I guess this is where I'm going with this: Is a person supposed to have this many things required of him or her? When I didn't have so many things going on, I felt like I should. I think that was a desire to be more productive, like I needed more on my plate in order to not be considered a bum. Now that I have all kinds of responsibilities, well, I do feel responsible. But more productive? Not really. I suppose anyone can take on responsibility, though he or she doesn't have to be responsible. Once you successfully juggle everything, it takes much more commitment, effort, and focus to actually do well in your pursuit. But this seems so impossible, to be fully devoted to everything. So it comes down to either being mediocre at many things or exceptional at a few. But that, too, would require a person to abandon a plethora of responsibilities that are necessary, or at least seem necessary.

So what's the solution? Good question. Well, first, I guess it would be good to specifically identify the problem. That would be the seeming impossibility of being a success at anything when it takes being involved in so much to even be considered successful. I suppose the recurring statement of the oh-so wise sages has been ringing in my ears. "I'm not impressed with a 4.0 student if all they were was a student."

I guess a course of resolution would be first to determine where you find virtue. In mastery or experience? But for me, I think it's deeper than that, maybe a little of both. It seems everything boils down to a set of priorities, a hierarchy. I recall an object lesson about such things. If you want to fit rocks, sand, and water into a bucket, you can't start with the water or the sand. It just won't fit. You have to put the big rocks in first, then sift in the sand to fill the gaps, and allow the water to seep into the tiny crevices of the sand.
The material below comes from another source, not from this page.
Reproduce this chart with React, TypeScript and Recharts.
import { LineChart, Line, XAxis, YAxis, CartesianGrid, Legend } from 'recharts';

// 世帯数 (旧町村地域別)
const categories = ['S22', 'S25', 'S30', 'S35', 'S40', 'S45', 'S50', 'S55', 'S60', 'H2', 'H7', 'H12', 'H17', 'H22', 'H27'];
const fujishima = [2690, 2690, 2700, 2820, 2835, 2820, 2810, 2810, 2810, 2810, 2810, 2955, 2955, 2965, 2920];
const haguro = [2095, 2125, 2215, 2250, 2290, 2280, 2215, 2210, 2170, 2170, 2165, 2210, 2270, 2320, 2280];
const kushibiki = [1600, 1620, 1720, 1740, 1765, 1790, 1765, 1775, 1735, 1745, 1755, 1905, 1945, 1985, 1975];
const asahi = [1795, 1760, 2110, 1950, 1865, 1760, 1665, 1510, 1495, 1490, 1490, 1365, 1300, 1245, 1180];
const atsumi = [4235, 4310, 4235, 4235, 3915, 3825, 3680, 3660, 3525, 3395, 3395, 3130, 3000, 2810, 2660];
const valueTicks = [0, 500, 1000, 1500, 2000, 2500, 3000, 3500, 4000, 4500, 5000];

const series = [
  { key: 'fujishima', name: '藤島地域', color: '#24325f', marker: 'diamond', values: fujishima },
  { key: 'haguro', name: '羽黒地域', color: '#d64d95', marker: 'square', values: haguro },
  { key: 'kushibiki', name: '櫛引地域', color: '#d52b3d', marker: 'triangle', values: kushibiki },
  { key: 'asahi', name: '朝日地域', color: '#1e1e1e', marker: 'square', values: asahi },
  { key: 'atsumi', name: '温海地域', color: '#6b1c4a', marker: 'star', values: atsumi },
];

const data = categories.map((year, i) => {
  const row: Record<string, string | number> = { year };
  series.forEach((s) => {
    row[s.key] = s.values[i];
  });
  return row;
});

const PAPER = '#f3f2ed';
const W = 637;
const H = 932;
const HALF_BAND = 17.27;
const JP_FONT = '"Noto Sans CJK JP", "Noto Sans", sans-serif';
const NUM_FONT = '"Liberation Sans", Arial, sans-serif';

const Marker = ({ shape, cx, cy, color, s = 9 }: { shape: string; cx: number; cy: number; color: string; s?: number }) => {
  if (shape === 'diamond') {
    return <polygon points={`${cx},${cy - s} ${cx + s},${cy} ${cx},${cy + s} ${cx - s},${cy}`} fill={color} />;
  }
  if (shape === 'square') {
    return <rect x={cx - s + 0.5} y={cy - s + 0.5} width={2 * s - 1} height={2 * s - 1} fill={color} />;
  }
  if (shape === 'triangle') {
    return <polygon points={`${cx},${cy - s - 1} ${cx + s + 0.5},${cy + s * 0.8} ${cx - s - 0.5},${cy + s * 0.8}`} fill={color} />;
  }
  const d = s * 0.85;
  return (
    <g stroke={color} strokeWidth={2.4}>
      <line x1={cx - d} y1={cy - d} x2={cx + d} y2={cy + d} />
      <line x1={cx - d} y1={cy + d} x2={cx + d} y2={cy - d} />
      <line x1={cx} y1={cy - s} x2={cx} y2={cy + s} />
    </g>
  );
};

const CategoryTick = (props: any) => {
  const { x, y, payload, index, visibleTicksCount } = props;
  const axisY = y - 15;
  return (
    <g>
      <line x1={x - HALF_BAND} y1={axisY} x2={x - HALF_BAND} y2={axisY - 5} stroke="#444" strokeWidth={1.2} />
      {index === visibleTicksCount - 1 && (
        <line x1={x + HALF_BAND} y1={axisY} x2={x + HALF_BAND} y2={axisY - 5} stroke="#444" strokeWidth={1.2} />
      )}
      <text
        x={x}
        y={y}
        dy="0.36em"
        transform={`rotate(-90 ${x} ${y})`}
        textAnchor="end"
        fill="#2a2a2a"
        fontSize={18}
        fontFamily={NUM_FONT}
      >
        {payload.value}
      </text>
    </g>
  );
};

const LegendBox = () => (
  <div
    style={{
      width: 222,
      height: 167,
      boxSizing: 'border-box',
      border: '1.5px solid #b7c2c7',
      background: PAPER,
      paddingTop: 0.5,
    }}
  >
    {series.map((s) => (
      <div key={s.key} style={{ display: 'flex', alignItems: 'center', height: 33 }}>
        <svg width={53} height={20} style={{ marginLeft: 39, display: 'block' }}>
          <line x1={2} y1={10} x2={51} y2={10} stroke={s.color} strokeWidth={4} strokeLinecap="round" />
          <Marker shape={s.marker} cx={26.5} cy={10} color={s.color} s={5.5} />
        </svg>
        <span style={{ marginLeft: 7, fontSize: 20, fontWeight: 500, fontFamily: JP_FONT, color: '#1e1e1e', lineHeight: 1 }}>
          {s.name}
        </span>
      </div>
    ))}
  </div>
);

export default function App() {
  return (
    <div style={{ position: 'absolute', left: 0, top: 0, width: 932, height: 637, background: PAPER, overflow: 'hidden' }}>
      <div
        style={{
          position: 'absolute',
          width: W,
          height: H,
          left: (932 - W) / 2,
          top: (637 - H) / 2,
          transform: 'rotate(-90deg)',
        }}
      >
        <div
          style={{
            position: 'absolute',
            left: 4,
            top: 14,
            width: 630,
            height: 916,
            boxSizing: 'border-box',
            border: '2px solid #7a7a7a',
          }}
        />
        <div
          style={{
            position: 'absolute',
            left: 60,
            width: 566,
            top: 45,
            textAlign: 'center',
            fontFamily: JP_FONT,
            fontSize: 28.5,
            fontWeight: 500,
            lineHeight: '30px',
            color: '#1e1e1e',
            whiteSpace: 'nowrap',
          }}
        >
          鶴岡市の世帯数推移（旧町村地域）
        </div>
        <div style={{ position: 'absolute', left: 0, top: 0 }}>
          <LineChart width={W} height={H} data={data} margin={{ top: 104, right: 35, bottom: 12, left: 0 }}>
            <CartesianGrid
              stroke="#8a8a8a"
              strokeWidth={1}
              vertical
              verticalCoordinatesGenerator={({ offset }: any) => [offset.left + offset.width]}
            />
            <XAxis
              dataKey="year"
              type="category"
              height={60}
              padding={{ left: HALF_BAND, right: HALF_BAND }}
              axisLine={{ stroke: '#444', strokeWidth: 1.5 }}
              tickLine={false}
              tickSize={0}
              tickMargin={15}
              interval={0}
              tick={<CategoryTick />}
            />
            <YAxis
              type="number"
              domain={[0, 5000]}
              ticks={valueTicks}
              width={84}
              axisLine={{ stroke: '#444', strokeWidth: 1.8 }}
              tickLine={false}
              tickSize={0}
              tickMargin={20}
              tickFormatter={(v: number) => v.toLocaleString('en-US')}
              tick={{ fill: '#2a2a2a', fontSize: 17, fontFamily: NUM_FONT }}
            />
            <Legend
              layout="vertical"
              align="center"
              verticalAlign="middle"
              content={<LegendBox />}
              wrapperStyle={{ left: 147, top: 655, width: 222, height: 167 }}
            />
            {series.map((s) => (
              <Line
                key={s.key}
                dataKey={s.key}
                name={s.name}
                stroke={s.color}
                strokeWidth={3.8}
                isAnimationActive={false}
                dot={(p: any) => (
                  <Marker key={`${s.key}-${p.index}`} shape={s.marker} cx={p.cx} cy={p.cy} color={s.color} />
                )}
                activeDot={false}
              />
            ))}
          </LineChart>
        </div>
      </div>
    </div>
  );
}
It is possible. Being Super-Woman isn't. I can't let my focus get fixed on the little things like sand and water. If I do, the things that matter most will never fit and I'm left without a foundation. And that makes everything else pretty much pointless. Therefore, I'd much rather just where one hat and let everything else be the bells and whistles.

Amendment - 3:51 pm
After reading back over all of that, I think I might disagree with myself. Here lies the beauty of journaling: Writing allows you to examine your own thoughts and then reflect on them. Though I may now have a different outlook that stated above, I have no intention of removing said journal entry. It took me a long time to write that at work, and I won't let it go to waste. Actually, this is just more of an expansion upon what I wrote earlier. Maybe it can serve as some sort of idea development model. Sounds nice, doesn't it?
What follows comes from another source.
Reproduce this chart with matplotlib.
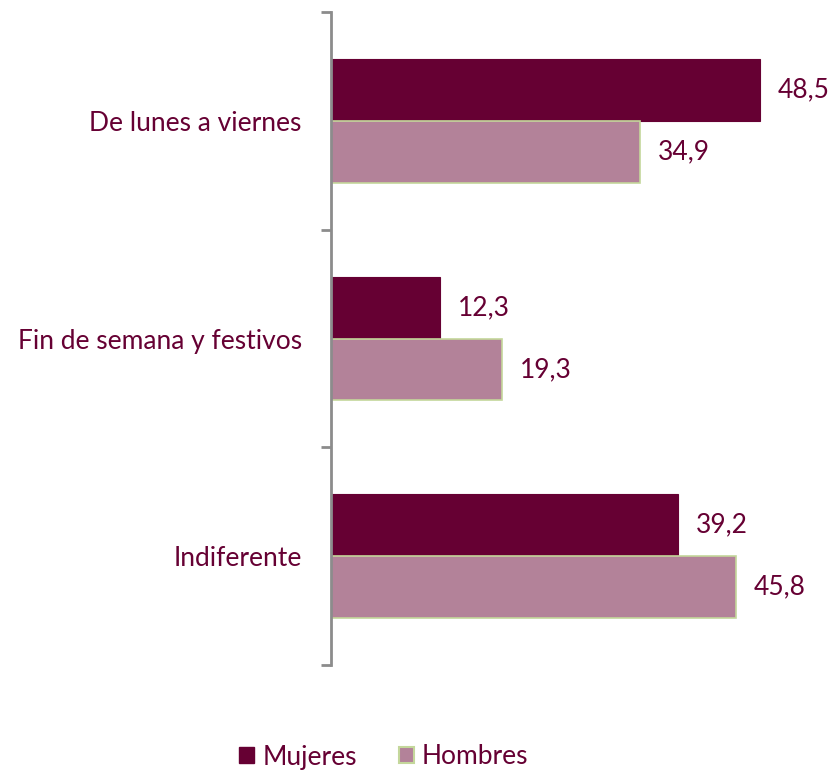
import matplotlib
matplotlib.use("Agg")
import matplotlib.pyplot as plt
from matplotlib.patches import Patch
import numpy as np

categories = ["De lunes a viernes", "Fin de semana y festivos", "Indiferente"]
mujeres = [48.5, 12.3, 39.2]
hombres = [34.9, 19.3, 45.8]
series_names = ["Mujeres", "Hombres"]

text_color = "#660033"
c_muj = "#660033"
c_hom = "#B38299"
edge_hom = "#C4D79B"

plt.rcParams['font.family'] = ['Lato', 'DejaVu Sans']
FS = 19

W, H = 832, 771
fig = plt.figure(figsize=(W/100, H/100), dpi=100)
ax_left, ax_right, ax_top, ax_bot = 331, 800, 12, 665
ax = fig.add_axes([ax_left/W, 1-ax_bot/H, (ax_right-ax_left)/W, (ax_bot-ax_top)/H])

px_per_unit = 429/48.5
ax.set_xlim(0, (ax_right-ax_left)/px_per_unit)
ax.set_ylim(2.5, -0.5)

y = np.arange(len(categories))
bh = 62/217.7
ax.barh(y - bh/2, mujeres, height=bh, color=c_muj, edgecolor=c_muj, linewidth=0.8)
ax.barh(y + bh/2, hombres, height=bh, color=c_hom, edgecolor=edge_hom, linewidth=1.2)

off = 18/px_per_unit
for yi, v in zip(y, mujeres):
    ax.text(v + off, yi - bh/2, f"{v:.1f}".replace(".", ","), va="center", ha="left",
            fontsize=FS, color=text_color)
for yi, v in zip(y, hombres):
    ax.text(v + off, yi + bh/2, f"{v:.1f}".replace(".", ","), va="center", ha="left",
            fontsize=FS, color=text_color)

for s in ["top", "right", "bottom"]:
    ax.spines[s].set_visible(False)
ax.spines["left"].set_color("#8C8C8C")
ax.spines["left"].set_linewidth(2)
ax.set_xticks([])
ax.set_yticks([-0.5, 0.5, 1.5, 2.5], minor=False)
ax.set_yticklabels([])
ax.tick_params(axis="y", which="major", length=7, width=2, color="#8C8C8C", direction="out")
ax.set_yticks(y, minor=True)
ax.set_yticklabels(categories, minor=True, fontsize=FS, color=text_color)
ax.tick_params(axis="y", which="minor", length=0, pad=21)

handles = [Patch(facecolor=c_muj, edgecolor=c_muj), Patch(facecolor=c_hom, edgecolor=edge_hom, linewidth=1.5)]
fig.legend(handles, series_names, loc="center", bbox_to_anchor=(384/W, 1-757/H), ncol=2,
           frameon=False, fontsize=FS, labelcolor=text_color, handlelength=0.57, handleheight=0.57,
           handletextpad=0.3, columnspacing=1.6)

fig.savefig("out.png", dpi=100)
Consider the concept of identity. Does having many responsibilities and roles in life mean that one has many identities? I believe that the answers yes and no could both be argued because both are possible. A person's self could be a culmination of the commitments the person has made, including marital status, occupation, community involvement, etc. A person's self may also be mutable, changing according to the role or combinations of roles being exercised.

Then there is a possible self that exists outside of roles and responsibilities. I think this is what I was trying to depict with my one-hat-with-bells-and-whistles metaphor. There is one self that is free from external mutability. When someone goes on a journey to "find himself," this self is the ideal finding.

My concern is this: How do I view my identity? Do I believe I am made up of all I do? Am I constantly changing? Or is my self something static with external changes? The last is what I am striving for. It is the one I believe is universally true of identity, but of course, this has an exception: rebirth. ["Now we look inside, and what we see is that anyone united with the Messiah gets a fresh start, is created new. The old life is gone; a new life burgeons!" 2 Corinthians 5:14] This self is not exactly external or internal, not a product of the world or a product of our own. Self-definition is found in God, and though the things of earth exist and impress themselves upon us, they are dim in this light.

Maybe all of this is just an expounded and verbose version of many preachers' phrase "in the world, not of the world." But somehow I feel like Emerson with his "Self Reliance" and "The Over-Soul." And I might have quite unintentionally hit on existentialism. My guess is that I have just enough insight to create for myself chaos. A little knowledge is a dangerous thing.